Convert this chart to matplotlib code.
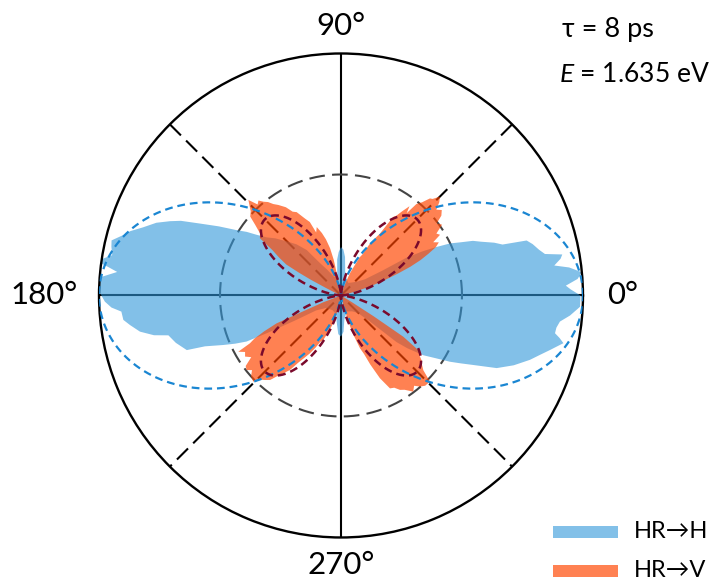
import numpy as np
import matplotlib
matplotlib.use("Agg")
import matplotlib.pyplot as plt
from matplotlib.patches import Rectangle

plt.rcParams['font.family'] = ['Lato', 'DejaVu Sans']
plt.rcParams['mathtext.fontset'] = 'custom'
plt.rcParams['mathtext.it'] = 'Lato:italic'
plt.rcParams['mathtext.rm'] = 'Lato'

# ---------------- data (angles in degrees, normalised radius) ----------------
blue_deg = [0, 1.5, 2.5, 4, 5.5, 7, 8, 9.5, 10.5, 11.5, 13, 15, 16.5, 17.5, 19, 21, 22.5, 24,
            25.5, 27, 28.5, 30, 31, 34, 40, 50, 60, 70, 80, 84, 87, 90, 93, 96, 100, 110,
            118, 123, 127, 131, 135, 139, 142, 144.3, 146, 148, 150.5, 153, 155, 156.5,
            158.5, 161, 163, 164.5, 166.5, 168, 170, 172, 173, 174, 175.5, 177, 179, 181.5,
            183, 184.2, 186.4, 188, 190.2, 192, 193, 196, 199.5, 200.5, 202.8, 204.5, 206,
            207, 208.5, 211, 220, 240, 255, 262, 266, 270, 274, 278, 290, 305, 314, 318,
            320, 321.5, 324, 326.5, 328.7, 330.5, 332.3, 335, 338, 341.2, 343.5, 345.4,
            347.9, 349, 350, 351.5, 353.2, 355, 357.3, 360]
blue_r = [0.99, 0.95, 0.93, 0.98, 1.0, 0.95, 0.89, 0.92, 0.93, 0.86, 0.84, 0.82, 0.80, 0.70,
          0.67, 0.62, 0.59, 0.54, 0.50, 0.44, 0.38, 0.31, 0.20, 0.12, 0.09, 0.07, 0.06, 0.07,
          0.10, 0.16, 0.19, 0.20, 0.18, 0.15, 0.09, 0.08, 0.12, 0.16, 0.235, 0.28, 0.316,
          0.36, 0.39, 0.43, 0.47, 0.51, 0.58, 0.655, 0.73, 0.77, 0.82, 0.865, 0.91, 0.934,
          0.975, 0.97, 0.96, 1.02, 0.97, 0.93, 0.99, 1.0, 1.0, 0.976, 0.95, 0.91, 0.905,
          0.88, 0.844, 0.79, 0.732, 0.71, 0.676, 0.60, 0.528, 0.48, 0.434, 0.34, 0.22,
          0.12, 0.08, 0.07, 0.08, 0.12, 0.16, 0.17, 0.15, 0.10, 0.07, 0.08, 0.10, 0.16,
          0.30, 0.35, 0.42, 0.47, 0.527, 0.57, 0.618, 0.71, 0.77, 0.825, 0.86, 0.893,
          0.94, 0.92, 0.898, 0.90, 0.911, 0.95, 0.989, 0.99]

red_deg = [0, 12, 15, 17, 19, 21, 22.5, 24, 25.5, 27, 28.5, 30, 31.5, 33, 35, 37, 38.5, 40.3,
           42, 43.5, 45, 46.5, 47.5, 49, 50.5, 51.4, 52.5, 54, 55.3, 56.4, 57.9, 59.5, 61,
           62.5, 64, 66, 68, 70, 73, 76,
           99, 100.5, 101.5, 103, 105, 107, 109.5, 111.5, 113, 115, 118, 120, 122, 124.7,
           126.5, 128, 129.6, 131, 132.5, 134.1, 135.5, 137, 139, 140.5, 142.5, 144.8,
           146.5, 148.5, 150.5, 151.5, 152.5, 153.5, 155, 157,
           199, 201, 202.5, 203.4, 205, 206.5, 207.7, 208.7, 210.5, 212.5, 214.5, 216.5,
           218.3, 220, 222, 224.5, 226.5, 228, 230, 232, 233.5, 235.6, 237.5, 239.5, 241.8,
           244, 246, 248.3, 251, 254.5, 257, 260, 263,
           282, 284, 285.5, 287, 289.8, 291.5, 293, 295.2, 297.8, 300, 302, 304, 306.9, 309,
           310.9, 313, 315.9, 317.8, 319.5, 321, 322.5, 324.6, 326.5, 327.5, 328.5, 330, 360]
red_r = [0.0, 0.01, 0.05, 0.12, 0.18, 0.25, 0.31, 0.36, 0.40, 0.44, 0.46, 0.44, 0.48, 0.47,
         0.51, 0.495, 0.53, 0.546, 0.53, 0.56, 0.578, 0.55, 0.544, 0.51, 0.49, 0.435, 0.465,
         0.43, 0.40, 0.39, 0.30, 0.27, 0.24, 0.19, 0.175, 0.13, 0.10, 0.06, 0.02, 0.0,
         0.0, 0.08, 0.15, 0.20, 0.24, 0.27, 0.30, 0.28, 0.33, 0.35, 0.39, 0.40, 0.43, 0.455,
         0.47, 0.49, 0.503, 0.52, 0.51, 0.55, 0.53, 0.51, 0.497, 0.46, 0.422, 0.41,
         0.34, 0.30, 0.26, 0.20, 0.14, 0.07, 0.02, 0.0,
         0.0, 0.08, 0.15, 0.29, 0.35, 0.40, 0.425, 0.484, 0.46, 0.47, 0.45, 0.49,
         0.497, 0.48, 0.50, 0.508, 0.48, 0.47, 0.456, 0.42, 0.40, 0.373, 0.33, 0.30, 0.271,
         0.24, 0.21, 0.198, 0.16, 0.119, 0.07, 0.02, 0.0,
         0.0, 0.05, 0.10, 0.16, 0.232, 0.26, 0.31, 0.378, 0.434, 0.44, 0.46, 0.47, 0.497, 0.48,
         0.498, 0.51, 0.512, 0.459, 0.44, 0.43, 0.41, 0.40, 0.309, 0.16, 0.05, 0.0, 0.0]

# model curve amplitudes (dashed): HR->H ~ cos^2, HR->V ~ sin^2(2θ)
blue_model_amp = 1.0
red_model_amp = 0.445
ref_circle_r = 0.5

angle_labels = ['0°', '90°', '180°', '270°']
legend_labels = ['HR→H', 'HR→V']
blue_col = '#2F96D9'
red_col = '#FF4500'

# ---------------- figure ----------------
fig = plt.figure(figsize=(7.09, 5.82), dpi=100)
ax = fig.add_axes([0.1396, 0.0765, 0.6827, 0.8316], projection='polar')
ax.set_ylim(0, 1)
ax.set_xticks([])
ax.set_yticks([])
ax.grid(False)
ax.spines['polar'].set_linewidth(1.7)
ax.spines['polar'].set_color('black')

# reference lines
for t in [45, 135]:
    th = np.deg2rad(t)
    ax.plot([th, th, th + np.pi, th + np.pi], [1, 0, 0, 1], color='black', lw=1.5,
            dashes=(7.5, 3.5), zorder=1)
for t in [0, 90]:
    th = np.deg2rad(t)
    ax.plot([th, th, th + np.pi, th + np.pi], [1, 0, 0, 1], color='black', lw=1.5, zorder=1)
tc = np.linspace(0, 2 * np.pi, 361)
ax.plot(tc, np.full_like(tc, ref_circle_r), color='#444444', lw=1.5, dashes=(7.5, 3.5), zorder=1)

# data fills
ax.fill(np.deg2rad(blue_deg), blue_r, color=blue_col, alpha=0.6, lw=0, zorder=2)
ax.fill(np.deg2rad(red_deg), red_r, color=red_col, alpha=0.68, lw=0, zorder=3)

# model curves
tm = np.linspace(0, 2 * np.pi, 721)
ax.plot(tm, blue_model_amp * np.cos(tm) ** 2, color='#1A86D2', lw=1.6, dashes=(3.5, 2.2), zorder=4)
ax.plot(tm, red_model_amp * np.sin(2 * tm) ** 2, color='#7A0A2C', lw=1.8, dashes=(3.2, 2.0), zorder=5)

# angle labels
fs = 22.5
ax.text(0, 1.165, angle_labels[0], ha='center', va='center', fontsize=fs)
ax.text(np.pi / 2, 1.115, angle_labels[1], ha='center', va='center', fontsize=fs)
ax.text(np.pi, 1.225, angle_labels[2], ha='center', va='center', fontsize=fs)
ax.text(3 * np.pi / 2, 1.115, angle_labels[3], ha='center', va='center', fontsize=fs)

W, H = 709, 582
fig.text(562 / W, 1 - 30 / H, 'τ = 8 ps', ha='left', va='center', fontsize=19.5)
fig.text(559 / W, 1 - 75 / H, r'$\it{E}$ = 1.635 eV', ha='left', va='center', fontsize=19)

# legend
for i, (lab, col) in enumerate(zip(legend_labels, [blue_col, red_col])):
    yc = [531.5, 570.5][i]
    fig.patches.append(Rectangle((553 / W, 1 - (yc + 6) / H), 65 / W, 12 / H,
                                 transform=fig.transFigure, color=col, alpha=0.6 if i == 0 else 0.68,
                                 lw=0))
    fig.text(634 / W, 1 - yc / H, lab, ha='left', va='center', fontsize=17)

fig.savefig('out.png', dpi=100)
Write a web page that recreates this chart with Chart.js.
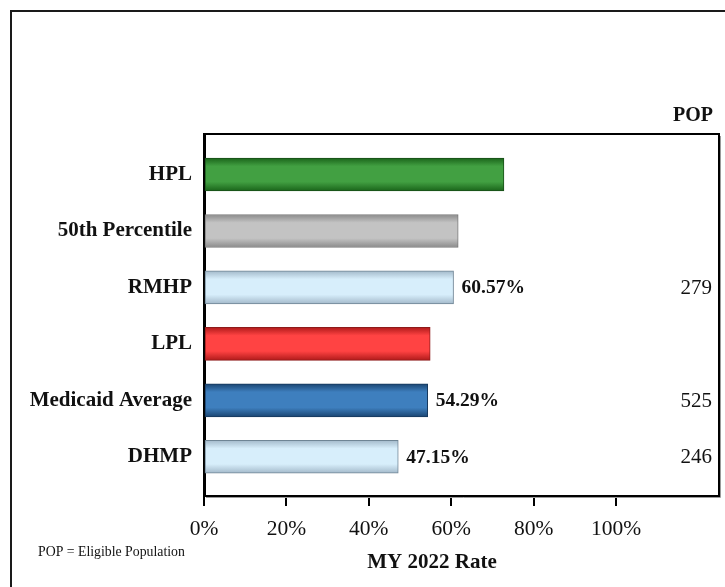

□ □ □

• **Aim of the task**
Everything from the first line of the records through the line containing "from matplotlib.patches import Rectangle" should be reproduced exactly, apart from the pictures.

• **Solution to this exercise**
Convert this chart to matplotlib code.
import numpy as np
import matplotlib
matplotlib.use("Agg")
import matplotlib.pyplot as plt
from matplotlib.patches import Rectangle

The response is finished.